Like many stories of this ilk, The Giver has a fascinating premise. Jonas (Brenton Thwaites) is a young man who lives in an idyllic future world with his family and friends.
It is a peaceful world, where there is agreement and contentment all around, no conflict based on colour, religion or country, yet where no one has any recollection of who they really are or the secrets of their past.
At his graduation, Jonas is selected by the community’s Chief Elder (Meryl Streep) to be the Receiver of Memories and must spend time with the Giver (Jeff Bridges), the current keeper of all the community’s memories.
The more time they spend together, Jonas realises that the perfect world he lives in is far from being so and that by depriving the community of memory, the authorities are depriving them of truly experiencing life as it should be.
There are many issues raised by the sub-text of The Giver – the idea of conformity and proper behaviour (among the strict rules is the importance of using precise language, which should be adopted here) is admirable.
Yet, the importance of curbing any impulse to be different, unquestioningly accepting benign authority and the sacrifice of self for the greater good, evidently raises issues of stifling individual freedoms.
Lacks the courage of its convictions
The young cast, led by a likable Thwaites, give it all they have got. The actor, whose wide-eyed innocence reminded me of a young Robert Sean Leonard in Dead Poets Society, is convincing enough.
The presence of master thespians Streep and Bridges does give it a little gravitas, notwithstanding the former’s fright wig and the latter’s penchant for mumbling through some of his lines making him a little incoherent at times.
As for production design, it’s fabulous. The world in which our protagonists live is a marvel of art and architecture, designs that are stark but beautiful at the same time and the starkness emphasised in the film’s black and white sequences.

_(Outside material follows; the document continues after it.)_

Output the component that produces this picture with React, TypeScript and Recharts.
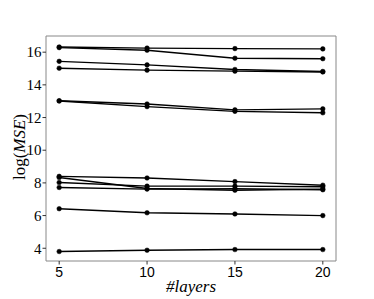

These obviously highlight the monochromatic lives the protagonists lead. In an obvious nod to (or rip-off from) 1998’s Pleasantville, as Jonas’s mind opens up, so does his ability to see the world around him in colour, as he senses new sights and sounds for the first time, each experience magnifying even further the excellence of the film’s look.
Yet in its execution, the whole lacks the courage of its convictions with no sign of the drama necessary to make it as thought-provoking it pretends to be. The many visions handed to Jonas by the Giver – scenes of war and peace, different people around the world and contrasting landscapes are stylishly shot but lack substance, and the whole idea behind the film’s premise –that no one has memories, is not expounded upon in any great detail.
If this is going to be the first of a franchise – as the books are – in the same vein as blockbusting The Hunger Games, it really needs to amp up the context in terms of script and urgency, drama and nail-biting adventure in terms of action.